# What you are asked to do
Set down only those lines that fall from the line containing "Generate a Python" through the line containing "y_ticks = [0.0, 0.2, 0.4, 0.6, 0.8, 1.0]", unchanged and without pictures.

○ ○ ○ ○ ○

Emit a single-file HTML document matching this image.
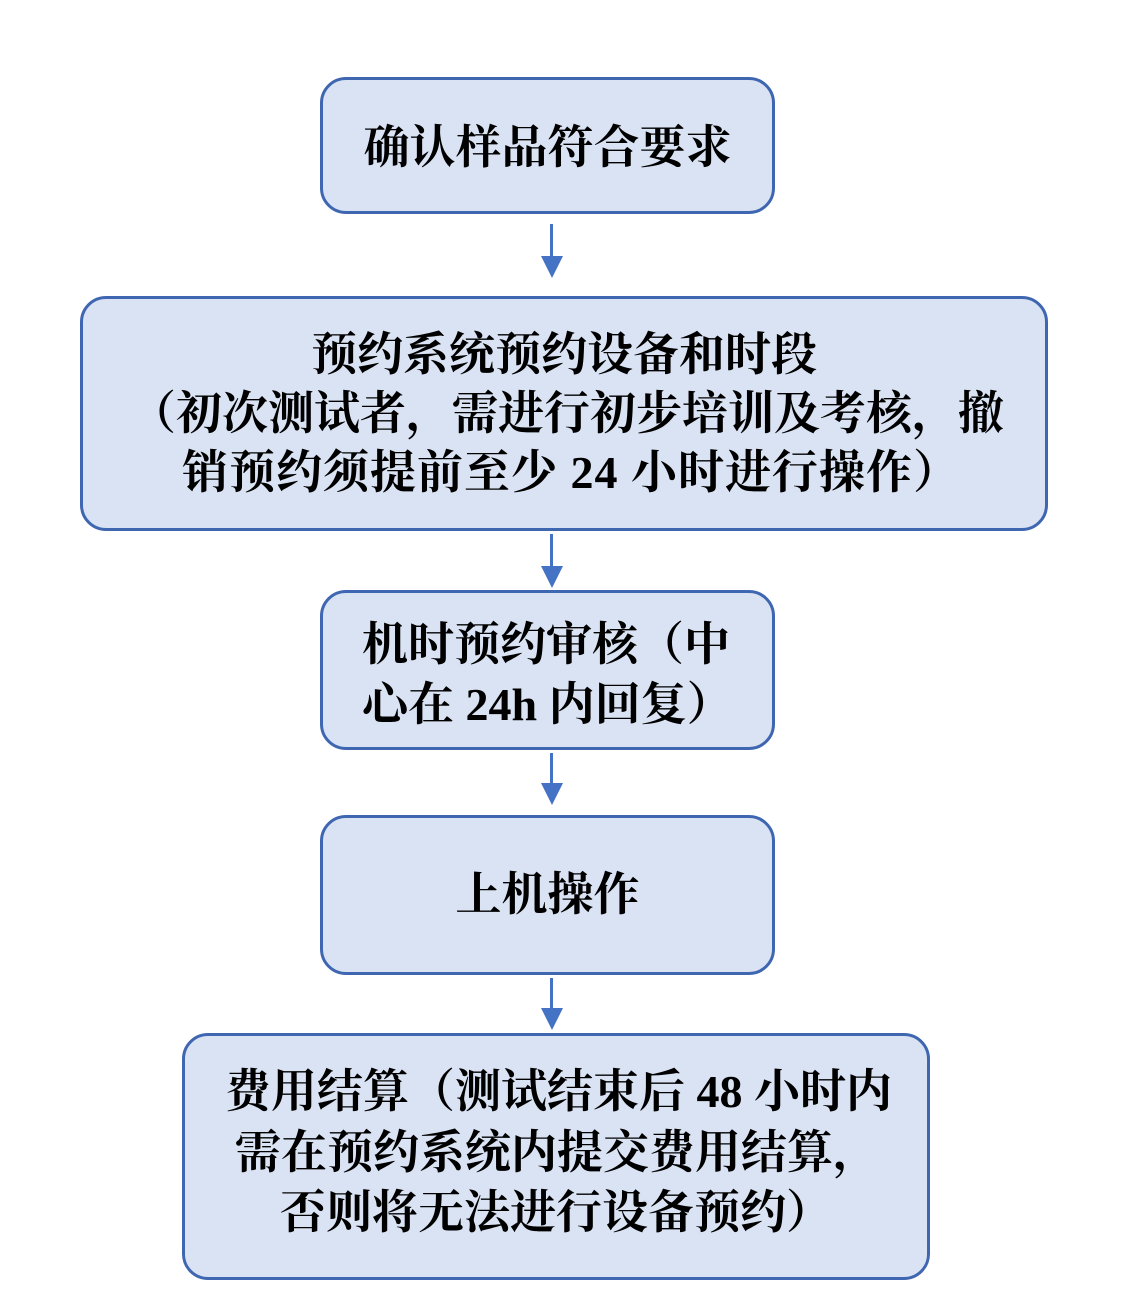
<!DOCTYPE html>
<html><head><meta charset="utf-8"><style>
body{margin:0;width:1139px;height:1314px;background:#fff;position:relative;overflow:hidden;font-family:"Liberation Serif","Noto Serif CJK SC",serif;}
.b{position:absolute;box-sizing:border-box;background:#dae3f3;border:3px solid #3f67b1;border-radius:26px;}
.t{position:absolute;font-weight:bold;font-size:46px;color:#000;white-space:nowrap;line-height:60px;}
.c{text-align:center;left:0;right:0;}
.a{position:absolute;left:550px;width:3px;background:#4472c4;}
.h{position:absolute;left:541px;width:0;height:0;border-left:11px solid transparent;border-right:11px solid transparent;border-top:22px solid #4472c4;}
</style></head><body>
<div class="b" style="left:320px;top:77px;width:455px;height:137px"></div>
<div class="t c" style="left:320px;width:455px;right:auto;top:118px">确认样品符合要求</div>

<div class="b" style="left:80px;top:296px;width:968px;height:235px"></div>
<div class="t c" style="left:80px;width:968px;right:auto;top:325px">预约系统预约设备和时段</div>
<div class="t" style="left:130px;top:384px">（初次测试者，需进行初步培训及考核，撤</div>
<div class="t" style="left:182px;top:443px;letter-spacing:1px">销预约须提前至少 24 小时进行操作）</div>

<div class="b" style="left:320px;top:590px;width:455px;height:160px"></div>
<div class="t" style="left:362px;top:615px">机时预约审核（中</div>
<div class="t" style="left:362px;top:675px">心在 24h 内回复）</div>

<div class="b" style="left:320px;top:815px;width:455px;height:160px"></div>
<div class="t c" style="left:320px;width:455px;right:auto;top:865px">上机操作</div>

<div class="b" style="left:182px;top:1033px;width:748px;height:247px"></div>
<div class="t" style="left:225px;top:1062px">费用结算（测试结束后 48 小时内</div>
<div class="t" style="left:235px;top:1123px">需在预约系统内提交费用结算，</div>
<div class="t" style="left:280px;top:1183px">否则将无法进行设备预约）</div>

<div class="a" style="top:224px;height:34px"></div><div class="h" style="top:256px"></div>
<div class="a" style="top:534px;height:34px"></div><div class="h" style="top:566px"></div>
<div class="a" style="top:753px;height:32px"></div><div class="h" style="top:783px"></div>
<div class="a" style="top:978px;height:32px"></div><div class="h" style="top:1008px"></div>
</body></html>
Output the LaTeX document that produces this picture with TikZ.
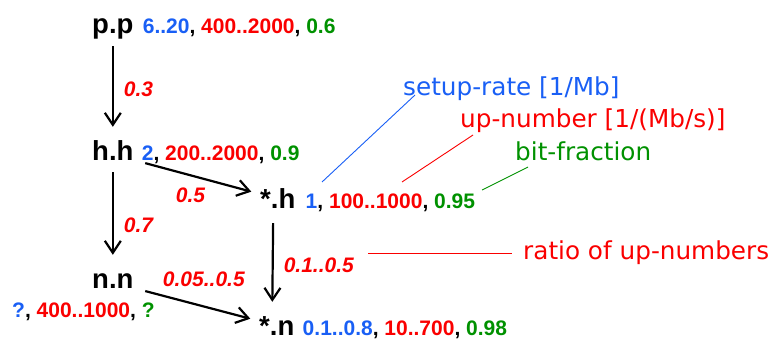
\documentclass[tikz,border=0pt]{standalone}
\usepackage{fontspec}
\setmainfont{Liberation Sans}
\newfontfamily\notefont{DejaVu Sans}
\usetikzlibrary{arrows.meta, positioning}
\definecolor{blue1}{RGB}{25, 95, 245}
\definecolor{red1}{RGB}{250, 0, 0}
\definecolor{green1}{RGB}{0, 145, 0}
\newcommand{\triple}[3]{\textcolor{blue1}{#1}, \textcolor{red1}{#2}, \textcolor{green1}{#3}}

\begin{document}
\begin{tikzpicture}[x=1pt, y=-1pt,
  class/.style={font=\fontsize{27.5}{30}\selectfont\bfseries, inner sep=0pt, text height=28pt, text depth=0pt},
  vals/.style={font=\fontsize{21}{24}\selectfont\bfseries, inner sep=0pt},
  prob/.style={font=\fontsize{21}{24}\selectfont\bfseries\itshape, text=red1, inner sep=2pt},
  note/.style={font=\notefont\fontsize{24.7}{28}\selectfont, inner sep=0pt},
  flow/.style={line width=2.2pt, -{Straight Barb[length=12pt, width=16pt]}, shorten <=13pt, shorten >=5pt},
  lead/.style={line width=0.9pt}]
  \useasboundingbox (0,0) rectangle (776,340);

  % classes with their values
  \node[class, anchor=base west] (pp) at (92,33) {p.p};
  \node[vals, base right=9pt of pp] (ppval) {\triple{6..20}{400..2000}{0.6}};
  \node[class, anchor=base west] (hh) at (92,160) {h.h};
  \node[vals, base right=8pt of hh] (hhval) {\triple{2}{200..2000}{0.9}};
  \node[class, anchor=base west] (nn) at (92,288) {n.n};
  \node[vals, anchor=base west] (nnval) at (12,317) {\triple{?}{400..1000}{?}};
  \node[class, anchor=base west] (sh) at (260,208) {*.h};
  \node[vals, base right=10pt of sh] (shval) {\triple{1}{100..1000}{0.95}};
  \node[class, anchor=base west] (sn) at (259,335) {*.n};
  \node[vals, base right=8pt of sn] (snval) {\triple{0.1..0.8}{10..700}{0.98}};

  % transitions
  \draw[flow] (pp.south) -- node[prob, right=8pt, pos=0.57] {0.3} (hh.north);
  \draw[flow, shorten <=12pt] (hh.south) -- node[prob, right=8pt, pos=0.65] {0.7} (nn.north);
  \draw[flow, shorten <=12pt, shorten >=9pt] (hh.base east) -- node[prob, below=9pt, pos=0.45] {0.5} (sh.west);
  \draw[flow, shorten <=12pt, shorten >=9pt] (nn.base east) -- node[prob, above=17pt, pos=0.56] {0.05..0.5} (sn.west);
  \draw[flow, shorten <=15pt] ([xshift=-4.5pt]sh.south) -- node[prob, right=8pt, pos=0.58] {0.1..0.5} ([xshift=-4.5pt]sn.north);

  % legend
  \node[note, text=blue1, anchor=base west] (rate) at (403,95) {setup-rate [1/Mb]};
  \node[note, text=red1, anchor=base west] (upnum) at (460,127) {up-number [1/(Mb/s)]};
  \node[note, text=green1, anchor=base west] (bitfrac) at (515,160) {bit-fraction};
  \node[note, text=red1, anchor=west] (ratio) at (523,253) {ratio of up-numbers};
  \coordinate (ratefoot) at (322,182);
  \coordinate (upfoot) at (402,182);
  \coordinate (bitfoot) at (482,190);
  \coordinate (ratiofoot) at (368,253);
  \draw[lead, blue1] (ratefoot) -- ([xshift=12pt]rate.base west);
  \draw[lead, red1] (upfoot) -- ([xshift=13pt, yshift=-8pt]upnum.base west);
  \draw[lead, green1] (bitfoot) -- ([xshift=13pt, yshift=-7pt]bitfrac.base west);
  \draw[lead, red1, shorten >=11pt] (ratiofoot) -- (ratio.west);
\end{tikzpicture}
\end{document}
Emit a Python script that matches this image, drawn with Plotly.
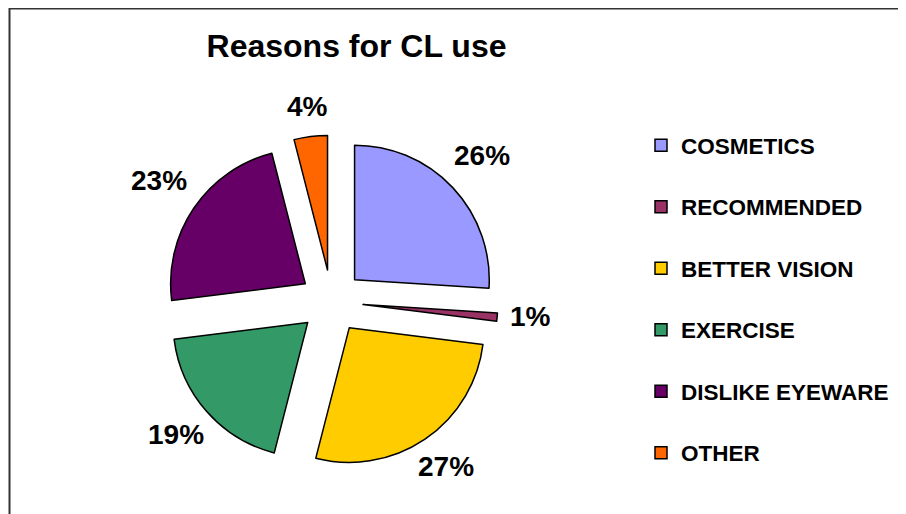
import math
import plotly.graph_objects as go

categories = ["COSMETICS", "RECOMMENDED", "BETTER VISION", "EXERCISE", "DISLIKE EYEWARE", "OTHER"]
values = [26, 1, 27, 19, 23, 4]
colors = ["#9999FF", "#993366", "#FFCC00", "#339966", "#660066", "#FF6600"]
title_text = "Reasons for CL use"

W, H = 906, 514
FONT = "Liberation Sans, Arial, sans-serif"
LABEL_SIZE = 28

# pie geometry (figure pixels)
cx, cy, r, pull = 323.5, 293.5, 134.7, 0.235
half = r * (1 + pull)

fig = go.Figure(go.Pie(
    labels=[c + "<br> " for c in categories],
    values=values,
    sort=False,
    direction="clockwise",
    rotation=0,
    pull=[pull] * len(values),
    marker=dict(colors=colors, line=dict(color="black", width=1.5)),
    textinfo="none",
    domain=dict(x=[(cx - half) / W, (cx + half) / W],
                y=[(H - cy - half) / H, (H - cy + half) / H]),
    hoverinfo="skip",
))

# percentage labels placed outside each exploded slice, along its bisector
edge = 179
lift = 4
total = sum(values)
annotations = []
cum = 0
for v in values:
    mid = (cum + v / 2) / total * 2 * math.pi
    cum += v
    ux, uy = math.sin(mid), -math.cos(mid)
    txt = f"{v}%"
    w = LABEL_SIZE * (0.556 * (len(txt) - 1) + 0.889)
    rl = edge + abs(ux) * w / 2 + abs(uy) * 11
    px, py = cx + ux * rl, cy + uy * rl - lift
    annotations.append(dict(
        text=f"<b>{txt}</b>", x=px / W, y=1 - py / H, xref="paper", yref="paper",
        xanchor="center", yanchor="middle", showarrow=False,
        font=dict(family=FONT, size=LABEL_SIZE, color="black")))

fig.update_layout(
    width=W, height=H,
    margin=dict(l=0, r=0, t=0, b=0),
    paper_bgcolor="white",
    plot_bgcolor="white",
    title=dict(text="<b>" + title_text + "</b>", x=348.5 / W, xanchor="center",
               y=1 - 38 / H, yanchor="middle", yref="container",
               font=dict(family=FONT, size=32, color="black")),
    legend=dict(x=633 / W, xanchor="left", y=1 - 116 / H, yanchor="top",
                valign="top", traceorder="normal",
                font=dict(family=FONT, size=22.5, color="black", weight="bold"),
                bgcolor="rgba(0,0,0,0)"),
    annotations=annotations,
    shapes=[dict(type="rect", xref="paper", yref="paper",
                 x0=1.5 / W, x1=1.2, y0=-0.2, y1=1 - 0.5 / H,
                 line=dict(color="#333333", width=2), layer="below")],
)

fig.write_html("out.html")
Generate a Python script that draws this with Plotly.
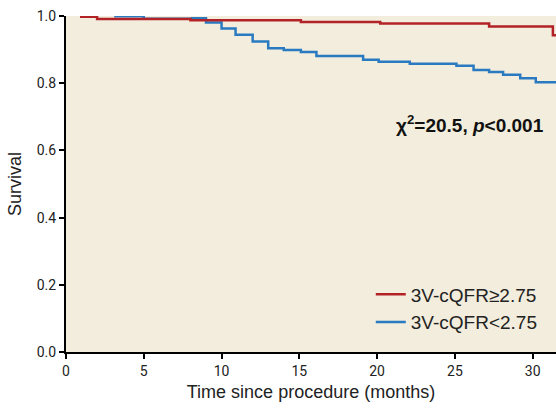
import plotly.graph_objects as go

# Kaplan-Meier step data (time in months, survival)
red_time = [0.9, 2.0, 8.0, 15.1, 20.2, 27.2, 31.3, 31.5]
red_surv = [0.998, 0.991, 0.987, 0.982, 0.978, 0.969, 0.943, 0.943]
red_name = "3V-cQFR≥2.75"

blue_time = [3.1, 5.0, 8.1, 9.0, 10.0, 10.9, 12.0, 13.0, 14.0, 15.1, 16.1,
             19.1, 20.1, 22.1, 25.1, 26.2, 27.2, 28.1, 29.2, 30.2, 31.5]
blue_surv = [0.999, 0.992, 0.993, 0.981, 0.963, 0.944, 0.924, 0.904, 0.899,
             0.893, 0.881, 0.870, 0.864, 0.858, 0.852, 0.839, 0.833, 0.825,
             0.815, 0.803, 0.803]
blue_name = "3V-cQFR<2.75"

x_ticks = [0, 5, 10, 15, 20, 25, 30]
y_ticks = [0.0, 0.2, 0.4, 0.6, 0.8, 1.0]

RED = "#B22226"
BLUE = "#2A7AC2"
BG = "#F2EDDC"
NARROW = "Roboto, Liberation Sans, sans-serif"
SANS = "Liberation Sans, Arial, sans-serif"

fig = go.Figure()
fig.add_trace(go.Scatter(x=blue_time, y=blue_surv, mode="lines", name=blue_name,
                         line=dict(color=BLUE, width=2.5, shape="hv"), legendrank=2))
fig.add_trace(go.Scatter(x=red_time, y=red_surv, mode="lines", name=red_name,
                         line=dict(color=RED, width=2.5, shape="hv"), legendrank=1))

fig.add_annotation(text="<b>χ<sup>2</sup>=20.5, <i>p</i>&lt;0.001</b>",
                   xref="paper", yref="paper", x=0.98, y=0.68,
                   xanchor="right", yanchor="middle", showarrow=False,
                   font=dict(family=SANS, size=19, color="#111111"))

fig.update_layout(
    width=556, height=408,
    margin=dict(l=66, r=0, t=16, b=56),
    paper_bgcolor="white", plot_bgcolor=BG,
    showlegend=True,
    legend=dict(x=0.622, y=0.228, xanchor="left", yanchor="top",
                bgcolor="rgba(0,0,0,0)", font=dict(family=SANS, size=19, color="#222222"),
                tracegroupgap=0, itemwidth=30),
    xaxis=dict(range=[0, 31.5], tickvals=x_ticks, showgrid=False, zeroline=False,
               showline=True, linecolor="black", linewidth=2, automargin=False,
               ticks="outside", ticklen=5, tickwidth=1.5, tickcolor="black",
               tickfont=dict(family=NARROW, size=14, color="#222222"),
               title=dict(text="Time since procedure (months)",
                          font=dict(family=SANS, size=18, color="#222222"), standoff=8)),
    yaxis=dict(range=[0, 1.0], tickvals=y_ticks, tickformat=".1f", showgrid=False,
               zeroline=False, showline=True, linecolor="black", linewidth=2, automargin=False,
               ticks="outside", ticklen=5, tickwidth=1.5, tickcolor="black",
               tickfont=dict(family=NARROW, size=14, color="#222222"),
               title=dict(text="Survival", font=dict(family=SANS, size=18, color="#222222"),
                          standoff=10)),
)

fig.write_html("out.html", config={"displayModeBar": False},
               post_script="document.body.style.margin='0';")
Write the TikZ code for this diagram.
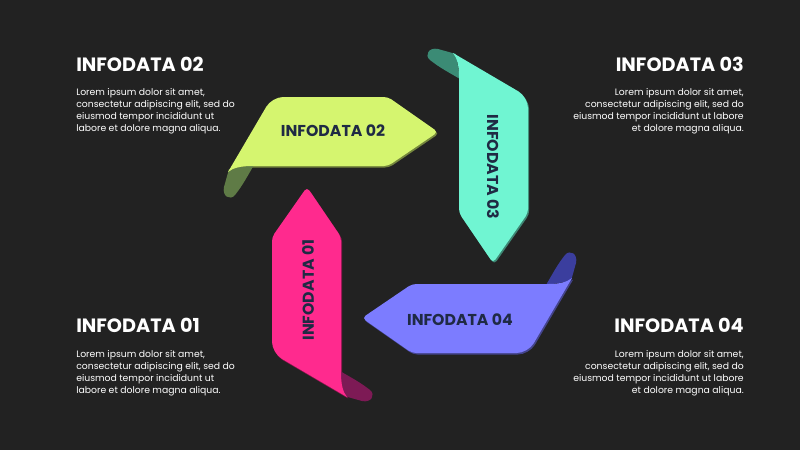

○ ○ ○ ○ ○

# Result for this task
Generate a Python script that draws this with Plotly.
import plotly.graph_objects as go

# Kaplan-Meier step data (time in months, survival)
red_time = [0.9, 2.0, 8.0, 15.1, 20.2, 27.2, 31.3, 31.5]
red_surv = [0.998, 0.991, 0.987, 0.982, 0.978, 0.969, 0.943, 0.943]
red_name = "3V-cQFR≥2.75"

blue_time = [3.1, 5.0, 8.1, 9.0, 10.0, 10.9, 12.0, 13.0, 14.0, 15.1, 16.1,
             19.1, 20.1, 22.1, 25.1, 26.2, 27.2, 28.1, 29.2, 30.2, 31.5]
blue_surv = [0.999, 0.992, 0.993, 0.981, 0.963, 0.944, 0.924, 0.904, 0.899,
             0.893, 0.881, 0.870, 0.864, 0.858, 0.852, 0.839, 0.833, 0.825,
             0.815, 0.803, 0.803]
blue_name = "3V-cQFR<2.75"

x_ticks = [0, 5, 10, 15, 20, 25, 30]
y_ticks = [0.0, 0.2, 0.4, 0.6, 0.8, 1.0]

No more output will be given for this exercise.